Dataset excerpt:
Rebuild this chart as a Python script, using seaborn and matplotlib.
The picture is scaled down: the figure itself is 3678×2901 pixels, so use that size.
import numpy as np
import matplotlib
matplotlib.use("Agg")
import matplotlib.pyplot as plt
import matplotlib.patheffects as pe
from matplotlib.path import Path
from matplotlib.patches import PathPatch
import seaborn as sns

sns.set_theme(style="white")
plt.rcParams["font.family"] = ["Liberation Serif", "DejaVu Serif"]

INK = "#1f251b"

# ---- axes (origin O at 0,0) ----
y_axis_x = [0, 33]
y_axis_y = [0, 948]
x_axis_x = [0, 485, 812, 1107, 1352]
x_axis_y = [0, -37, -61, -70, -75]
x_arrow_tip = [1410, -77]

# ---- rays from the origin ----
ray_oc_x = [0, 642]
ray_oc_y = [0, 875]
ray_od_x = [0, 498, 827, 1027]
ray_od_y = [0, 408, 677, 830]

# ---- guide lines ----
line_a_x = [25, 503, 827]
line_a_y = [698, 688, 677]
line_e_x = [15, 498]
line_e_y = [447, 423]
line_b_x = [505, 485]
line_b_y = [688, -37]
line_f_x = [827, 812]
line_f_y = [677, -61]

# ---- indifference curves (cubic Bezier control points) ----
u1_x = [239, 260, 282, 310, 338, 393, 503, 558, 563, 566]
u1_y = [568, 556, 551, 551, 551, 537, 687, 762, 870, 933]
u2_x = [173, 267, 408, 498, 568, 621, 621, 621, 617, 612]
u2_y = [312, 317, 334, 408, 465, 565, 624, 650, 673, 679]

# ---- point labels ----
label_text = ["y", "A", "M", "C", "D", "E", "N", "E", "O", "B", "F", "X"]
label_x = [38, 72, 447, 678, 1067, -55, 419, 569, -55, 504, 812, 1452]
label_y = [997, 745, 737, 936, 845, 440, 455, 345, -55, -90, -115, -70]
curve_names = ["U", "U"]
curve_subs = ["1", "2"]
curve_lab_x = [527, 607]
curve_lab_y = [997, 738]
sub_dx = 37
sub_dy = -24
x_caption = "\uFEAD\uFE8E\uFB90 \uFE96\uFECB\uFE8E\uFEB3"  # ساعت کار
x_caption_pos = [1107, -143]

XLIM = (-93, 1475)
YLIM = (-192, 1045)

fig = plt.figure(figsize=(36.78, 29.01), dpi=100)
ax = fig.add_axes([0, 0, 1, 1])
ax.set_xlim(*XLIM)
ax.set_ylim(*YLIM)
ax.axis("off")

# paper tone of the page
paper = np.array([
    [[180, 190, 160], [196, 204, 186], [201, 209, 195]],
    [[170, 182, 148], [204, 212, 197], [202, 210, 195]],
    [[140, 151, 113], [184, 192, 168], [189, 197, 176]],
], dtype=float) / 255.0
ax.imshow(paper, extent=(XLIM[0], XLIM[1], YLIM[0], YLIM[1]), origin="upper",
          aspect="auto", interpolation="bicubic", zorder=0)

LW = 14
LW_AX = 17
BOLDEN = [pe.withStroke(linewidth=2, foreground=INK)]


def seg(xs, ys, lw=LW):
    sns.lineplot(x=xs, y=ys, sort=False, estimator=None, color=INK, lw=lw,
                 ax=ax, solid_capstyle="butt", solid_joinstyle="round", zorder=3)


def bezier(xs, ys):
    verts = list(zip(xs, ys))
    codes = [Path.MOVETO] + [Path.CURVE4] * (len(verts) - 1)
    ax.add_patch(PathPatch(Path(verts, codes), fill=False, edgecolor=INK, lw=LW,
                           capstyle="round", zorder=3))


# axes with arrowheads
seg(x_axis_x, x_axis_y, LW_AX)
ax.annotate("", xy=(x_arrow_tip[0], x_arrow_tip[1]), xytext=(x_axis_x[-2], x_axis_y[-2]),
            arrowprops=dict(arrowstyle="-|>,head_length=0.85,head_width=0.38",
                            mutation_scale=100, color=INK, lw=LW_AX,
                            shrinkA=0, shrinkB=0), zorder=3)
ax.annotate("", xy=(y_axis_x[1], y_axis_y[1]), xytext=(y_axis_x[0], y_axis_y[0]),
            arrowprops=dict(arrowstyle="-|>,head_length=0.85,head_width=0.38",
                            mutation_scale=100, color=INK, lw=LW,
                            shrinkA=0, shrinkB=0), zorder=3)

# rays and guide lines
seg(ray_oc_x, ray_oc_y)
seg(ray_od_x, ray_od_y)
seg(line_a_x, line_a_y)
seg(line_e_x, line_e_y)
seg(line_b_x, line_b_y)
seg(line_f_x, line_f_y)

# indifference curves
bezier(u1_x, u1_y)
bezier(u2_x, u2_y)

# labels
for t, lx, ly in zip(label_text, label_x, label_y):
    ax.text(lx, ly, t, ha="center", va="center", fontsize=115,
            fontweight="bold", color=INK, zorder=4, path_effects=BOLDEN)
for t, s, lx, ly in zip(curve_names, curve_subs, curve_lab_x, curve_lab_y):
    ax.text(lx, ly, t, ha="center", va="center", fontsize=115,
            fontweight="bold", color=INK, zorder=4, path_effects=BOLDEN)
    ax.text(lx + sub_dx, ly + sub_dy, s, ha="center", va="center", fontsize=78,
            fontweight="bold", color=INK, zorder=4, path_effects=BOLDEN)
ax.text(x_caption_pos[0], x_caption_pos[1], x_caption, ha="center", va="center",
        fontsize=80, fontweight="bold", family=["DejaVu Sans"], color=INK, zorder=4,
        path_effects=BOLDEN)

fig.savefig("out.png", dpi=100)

Task to carry out: Output all of the data above without any alteration.

Solution for this task:
Rebuild this chart as a Python script, using seaborn and matplotlib.
The picture is scaled down: the figure itself is 3678×2901 pixels, so use that size.
import numpy as np
import matplotlib
matplotlib.use("Agg")
import matplotlib.pyplot as plt
import matplotlib.patheffects as pe
from matplotlib.path import Path
from matplotlib.patches import PathPatch
import seaborn as sns

sns.set_theme(style="white")
plt.rcParams["font.family"] = ["Liberation Serif", "DejaVu Serif"]

INK = "#1f251b"

# ---- axes (origin O at 0,0) ----
y_axis_x = [0, 33]
y_axis_y = [0, 948]
x_axis_x = [0, 485, 812, 1107, 1352]
x_axis_y = [0, -37, -61, -70, -75]
x_arrow_tip = [1410, -77]

# ---- rays from the origin ----
ray_oc_x = [0, 642]
ray_oc_y = [0, 875]
ray_od_x = [0, 498, 827, 1027]
ray_od_y = [0, 408, 677, 830]

# ---- guide lines ----
line_a_x = [25, 503, 827]
line_a_y = [698, 688, 677]
line_e_x = [15, 498]
line_e_y = [447, 423]
line_b_x = [505, 485]
line_b_y = [688, -37]
line_f_x = [827, 812]
line_f_y = [677, -61]

# ---- indifference curves (cubic Bezier control points) ----
u1_x = [239, 260, 282, 310, 338, 393, 503, 558, 563, 566]
u1_y = [568, 556, 551, 551, 551, 537, 687, 762, 870, 933]
u2_x = [173, 267, 408, 498, 568, 621, 621, 621, 617, 612]
u2_y = [312, 317, 334, 408, 465, 565, 624, 650, 673, 679]

# ---- point labels ----
label_text = ["y", "A", "M", "C", "D", "E", "N", "E", "O", "B", "F", "X"]
label_x = [38, 72, 447, 678, 1067, -55, 419, 569, -55, 504, 812, 1452]
label_y = [997, 745, 737, 936, 845, 440, 455, 345, -55, -90, -115, -70]
curve_names = ["U", "U"]
curve_subs = ["1", "2"]
curve_lab_x = [527, 607]
curve_lab_y = [997, 738]
sub_dx = 37
sub_dy = -24
x_caption = "\uFEAD\uFE8E\uFB90 \uFE96\uFECB\uFE8E\uFEB3"  # ساعت کار
x_caption_pos = [1107, -143]

XLIM = (-93, 1475)
YLIM = (-192, 1045)

fig = plt.figure(figsize=(36.78, 29.01), dpi=100)
ax = fig.add_axes([0, 0, 1, 1])
ax.set_xlim(*XLIM)
ax.set_ylim(*YLIM)
ax.axis("off")

# paper tone of the page
paper = np.array([
    [[180, 190, 160], [196, 204, 186], [201, 209, 195]],
    [[170, 182, 148], [204, 212, 197], [202, 210, 195]],
    [[140, 151, 113], [184, 192, 168], [189, 197, 176]],
], dtype=float) / 255.0
ax.imshow(paper, extent=(XLIM[0], XLIM[1], YLIM[0], YLIM[1]), origin="upper",
          aspect="auto", interpolation="bicubic", zorder=0)

LW = 14
LW_AX = 17
BOLDEN = [pe.withStroke(linewidth=2, foreground=INK)]


def seg(xs, ys, lw=LW):
    sns.lineplot(x=xs, y=ys, sort=False, estimator=None, color=INK, lw=lw,
                 ax=ax, solid_capstyle="butt", solid_joinstyle="round", zorder=3)


def bezier(xs, ys):
    verts = list(zip(xs, ys))
    codes = [Path.MOVETO] + [Path.CURVE4] * (len(verts) - 1)
    ax.add_patch(PathPatch(Path(verts, codes), fill=False, edgecolor=INK, lw=LW,
                           capstyle="round", zorder=3))


# axes with arrowheads
seg(x_axis_x, x_axis_y, LW_AX)
ax.annotate("", xy=(x_arrow_tip[0], x_arrow_tip[1]), xytext=(x_axis_x[-2], x_axis_y[-2]),
            arrowprops=dict(arrowstyle="-|>,head_length=0.85,head_width=0.38",
                            mutation_scale=100, color=INK, lw=LW_AX,
                            shrinkA=0, shrinkB=0), zorder=3)
ax.annotate("", xy=(y_axis_x[1], y_axis_y[1]), xytext=(y_axis_x[0], y_axis_y[0]),
            arrowprops=dict(arrowstyle="-|>,head_length=0.85,head_width=0.38",
                            mutation_scale=100, color=INK, lw=LW,
                            shrinkA=0, shrinkB=0), zorder=3)

# rays and guide lines
seg(ray_oc_x, ray_oc_y)
seg(ray_od_x, ray_od_y)
seg(line_a_x, line_a_y)
seg(line_e_x, line_e_y)
seg(line_b_x, line_b_y)
seg(line_f_x, line_f_y)

# indifference curves
bezier(u1_x, u1_y)
bezier(u2_x, u2_y)

# labels
for t, lx, ly in zip(label_text, label_x, label_y):
    ax.text(lx, ly, t, ha="center", va="center", fontsize=115,
            fontweight="bold", color=INK, zorder=4, path_effects=BOLDEN)
for t, s, lx, ly in zip(curve_names, curve_subs, curve_lab_x, curve_lab_y):
    ax.text(lx, ly, t, ha="center", va="center", fontsize=115,
            fontweight="bold", color=INK, zorder=4, path_effects=BOLDEN)
    ax.text(lx + sub_dx, ly + sub_dy, s, ha="center", va="center", fontsize=78,
            fontweight="bold", color=INK, zorder=4, path_effects=BOLDEN)
ax.text(x_caption_pos[0], x_caption_pos[1], x_caption, ha="center", va="center",
        fontsize=80, fontweight="bold", family=["DejaVu Sans"], color=INK, zorder=4,
        path_effects=BOLDEN)

fig.savefig("out.png", dpi=100)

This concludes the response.